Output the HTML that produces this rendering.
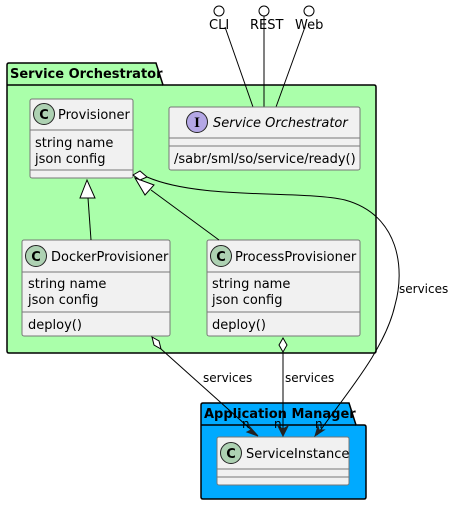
<!DOCTYPE html>
<html><head><meta charset="utf-8"><style>body{margin:0;background:#fff}svg{display:block}text{font-family:"DejaVu Sans","Liberation Sans",sans-serif;font-size:13px;fill:#000}</style></head><body>
<svg width="452" height="507" viewBox="0 0 452 507">
<path d="M7,85 L7,65 Q7,63 9,63 L156,63 L163,85 L374,85 Q376,85 376,87 L376,351 Q376,353 374,353 L9,353 Q7,353 7,351 Z" fill="#aaffaa" stroke="#000" stroke-width="1.5"/>
<line x1="7" y1="85" x2="163" y2="85" stroke="#000" stroke-width="1.5"/>
<text x="10" y="78" style="font-weight:bold;font-size:13px">Service Orchestrator</text>
<path d="M201,425 L201,405 Q201,403 203,403 L349,403 L356,425 L364,425 Q366,425 366,427 L366,497 Q366,499 364,499 L203,499 Q201,499 201,497 Z" fill="#00aaff" stroke="#000" stroke-width="1.5"/>
<line x1="201" y1="425" x2="356" y2="425" stroke="#000" stroke-width="1.5"/>
<text x="204" y="418" style="font-weight:bold;font-size:13px">Application Manager</text>
<g stroke="#000" fill="#fff" stroke-width="1">
<circle cx="219" cy="11" r="5"/><circle cx="264" cy="11" r="5"/><circle cx="309" cy="11" r="5"/>
<line x1="225" y1="27" x2="253" y2="107"/><line x1="264" y1="16" x2="264" y2="107"/><line x1="305" y1="27" x2="276" y2="107"/>
</g>
<text x="209" y="29">CLI</text><text x="250" y="29">REST</text><text x="295" y="29">Web</text>
<g stroke="#777" fill="#f1f1f1" stroke-width="1">
<rect x="30" y="99" width="103" height="79" rx="2"/>
<line x1="30" y1="130" x2="133" y2="130"/><line x1="30" y1="170" x2="133" y2="170"/>
<rect x="169" y="107" width="191" height="63" rx="2"/>
<line x1="169" y1="138" x2="360" y2="138"/><line x1="169" y1="146" x2="360" y2="146"/>
<rect x="22" y="240" width="148" height="96" rx="2"/>
<line x1="22" y1="272" x2="170" y2="272"/><line x1="22" y1="312" x2="170" y2="312"/>
<rect x="207" y="240" width="153" height="96" rx="2"/>
<line x1="207" y1="272" x2="360" y2="272"/><line x1="207" y1="312" x2="360" y2="312"/>
<rect x="217" y="437" width="132" height="48" rx="2"/>
<line x1="217" y1="469" x2="349" y2="469"/><line x1="217" y1="477" x2="349" y2="477"/>
</g>
<g stroke="#222" stroke-width="1">
<circle cx="44" cy="114" r="10.5" fill="#add1b2"/>
<circle cx="197" cy="122" r="10.5" fill="#b4a7e5"/>
<circle cx="36" cy="256" r="10.5" fill="#add1b2"/>
<circle cx="221" cy="256" r="10.5" fill="#add1b2"/>
<circle cx="231" cy="453" r="10.5" fill="#add1b2"/>
</g>
<g style="font-weight:bold;font-size:14px" text-anchor="middle">
<text x="44" y="119">C</text><text x="197" y="127" style="font-family:'Liberation Serif',serif;font-weight:bold;font-size:15px">I</text><text x="36" y="261">C</text><text x="221" y="261">C</text><text x="231" y="458">C</text>
</g>
<text x="58" y="119">Provisioner</text>
<text x="35" y="147">string name</text><text x="35" y="163">json config</text>
<text x="213" y="127" style="font-style:italic">Service Orchestrator</text>
<text x="174" y="163">/sabr/sml/so/service/ready()</text>
<text x="51" y="261">DockerProvisioner</text>
<text x="28" y="288">string name</text><text x="28" y="304">json config</text><text x="28" y="329">deploy()</text>
<text x="235" y="261">ProcessProvisioner</text>
<text x="212" y="288">string name</text><text x="212" y="304">json config</text><text x="212" y="329">deploy()</text>
<text x="246" y="458">ServiceInstance</text>
<g stroke="#000" stroke-width="1" fill="none">
<line x1="91" y1="240" x2="88" y2="198"/>
<path d="M87,180 L80,198 L95,198 Z" fill="#fff"/>
<line x1="219" y1="240" x2="151" y2="190"/>
<path d="M135,178 L145,195 L154,185 Z" fill="#fff"/>
<path d="M133,175 L140,171 L147,177 L140,180 Z" fill="#fff"/>
<path d="M147,177 C200,200 300,190 345,200 C400,215 405,270 395,305 C385,350 345,395 317,435"/>
<path d="M152,337 L159,341 L161,349 L154,345 Z" fill="#fff"/>
<line x1="161" y1="349" x2="257" y2="435"/>
<path d="M283,338 L287,345 L283,352 L279,345 Z" fill="#fff"/>
<line x1="283" y1="352" x2="283" y2="435"/>
</g>
<g fill="#222" stroke="#222" stroke-width="1">
<path d="M258,436 L247,432 L251,430 L249,426 Z"/>
<path d="M283,436 L278,426 L283,429 L288,426 Z"/>
<path d="M315,436 L318,426 L319,430 L324,430 Z"/>
</g>
<text x="203" y="382" style="font-size:12px">services</text>
<text x="285" y="382" style="font-size:12px">services</text>
<text x="399" y="293" style="font-size:12px">services</text>
<text x="242" y="428" style="font-size:12px">n</text><text x="274" y="428" style="font-size:12px">n</text><text x="315" y="428" style="font-size:12px">n</text>
</svg>
</body></html>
^^^^
◆ TASK:
Exclude the pictures. Write out the remaining data exactly.

◆ EXPECTED ANSWER:
Output the HTML that produces this rendering.
<!DOCTYPE html>
<html><head><meta charset="utf-8"><style>body{margin:0;background:#fff}svg{display:block}text{font-family:"DejaVu Sans","Liberation Sans",sans-serif;font-size:13px;fill:#000}</style></head><body>
<svg width="452" height="507" viewBox="0 0 452 507">
<path d="M7,85 L7,65 Q7,63 9,63 L156,63 L163,85 L374,85 Q376,85 376,87 L376,351 Q376,353 374,353 L9,353 Q7,353 7,351 Z" fill="#aaffaa" stroke="#000" stroke-width="1.5"/>
<line x1="7" y1="85" x2="163" y2="85" stroke="#000" stroke-width="1.5"/>
<text x="10" y="78" style="font-weight:bold;font-size:13px">Service Orchestrator</text>
<path d="M201,425 L201,405 Q201,403 203,403 L349,403 L356,425 L364,425 Q366,425 366,427 L366,497 Q366,499 364,499 L203,499 Q201,499 201,497 Z" fill="#00aaff" stroke="#000" stroke-width="1.5"/>
<line x1="201" y1="425" x2="356" y2="425" stroke="#000" stroke-width="1.5"/>
<text x="204" y="418" style="font-weight:bold;font-size:13px">Application Manager</text>
<g stroke="#000" fill="#fff" stroke-width="1">
<circle cx="219" cy="11" r="5"/><circle cx="264" cy="11" r="5"/><circle cx="309" cy="11" r="5"/>
<line x1="225" y1="27" x2="253" y2="107"/><line x1="264" y1="16" x2="264" y2="107"/><line x1="305" y1="27" x2="276" y2="107"/>
</g>
<text x="209" y="29">CLI</text><text x="250" y="29">REST</text><text x="295" y="29">Web</text>
<g stroke="#777" fill="#f1f1f1" stroke-width="1">
<rect x="30" y="99" width="103" height="79" rx="2"/>
<line x1="30" y1="130" x2="133" y2="130"/><line x1="30" y1="170" x2="133" y2="170"/>
<rect x="169" y="107" width="191" height="63" rx="2"/>
<line x1="169" y1="138" x2="360" y2="138"/><line x1="169" y1="146" x2="360" y2="146"/>
<rect x="22" y="240" width="148" height="96" rx="2"/>
<line x1="22" y1="272" x2="170" y2="272"/><line x1="22" y1="312" x2="170" y2="312"/>
<rect x="207" y="240" width="153" height="96" rx="2"/>
<line x1="207" y1="272" x2="360" y2="272"/><line x1="207" y1="312" x2="360" y2="312"/>
<rect x="217" y="437" width="132" height="48" rx="2"/>
<line x1="217" y1="469" x2="349" y2="469"/><line x1="217" y1="477" x2="349" y2="477"/>
</g>
<g stroke="#222" stroke-width="1">
<circle cx="44" cy="114" r="10.5" fill="#add1b2"/>
<circle cx="197" cy="122" r="10.5" fill="#b4a7e5"/>
<circle cx="36" cy="256" r="10.5" fill="#add1b2"/>
<circle cx="221" cy="256" r="10.5" fill="#add1b2"/>
<circle cx="231" cy="453" r="10.5" fill="#add1b2"/>
</g>
<g style="font-weight:bold;font-size:14px" text-anchor="middle">
<text x="44" y="119">C</text><text x="197" y="127" style="font-family:'Liberation Serif',serif;font-weight:bold;font-size:15px">I</text><text x="36" y="261">C</text><text x="221" y="261">C</text><text x="231" y="458">C</text>
</g>
<text x="58" y="119">Provisioner</text>
<text x="35" y="147">string name</text><text x="35" y="163">json config</text>
<text x="213" y="127" style="font-style:italic">Service Orchestrator</text>
<text x="174" y="163">/sabr/sml/so/service/ready()</text>
<text x="51" y="261">DockerProvisioner</text>
<text x="28" y="288">string name</text><text x="28" y="304">json config</text><text x="28" y="329">deploy()</text>
<text x="235" y="261">ProcessProvisioner</text>
<text x="212" y="288">string name</text><text x="212" y="304">json config</text><text x="212" y="329">deploy()</text>
<text x="246" y="458">ServiceInstance</text>
<g stroke="#000" stroke-width="1" fill="none">
<line x1="91" y1="240" x2="88" y2="198"/>
<path d="M87,180 L80,198 L95,198 Z" fill="#fff"/>
<line x1="219" y1="240" x2="151" y2="190"/>
<path d="M135,178 L145,195 L154,185 Z" fill="#fff"/>
<path d="M133,175 L140,171 L147,177 L140,180 Z" fill="#fff"/>
<path d="M147,177 C200,200 300,190 345,200 C400,215 405,270 395,305 C385,350 345,395 317,435"/>
<path d="M152,337 L159,341 L161,349 L154,345 Z" fill="#fff"/>
<line x1="161" y1="349" x2="257" y2="435"/>
<path d="M283,338 L287,345 L283,352 L279,345 Z" fill="#fff"/>
<line x1="283" y1="352" x2="283" y2="435"/>
</g>
<g fill="#222" stroke="#222" stroke-width="1">
<path d="M258,436 L247,432 L251,430 L249,426 Z"/>
<path d="M283,436 L278,426 L283,429 L288,426 Z"/>
<path d="M315,436 L318,426 L319,430 L324,430 Z"/>
</g>
<text x="203" y="382" style="font-size:12px">services</text>
<text x="285" y="382" style="font-size:12px">services</text>
<text x="399" y="293" style="font-size:12px">services</text>
<text x="242" y="428" style="font-size:12px">n</text><text x="274" y="428" style="font-size:12px">n</text><text x="315" y="428" style="font-size:12px">n</text>
</svg>
</body></html>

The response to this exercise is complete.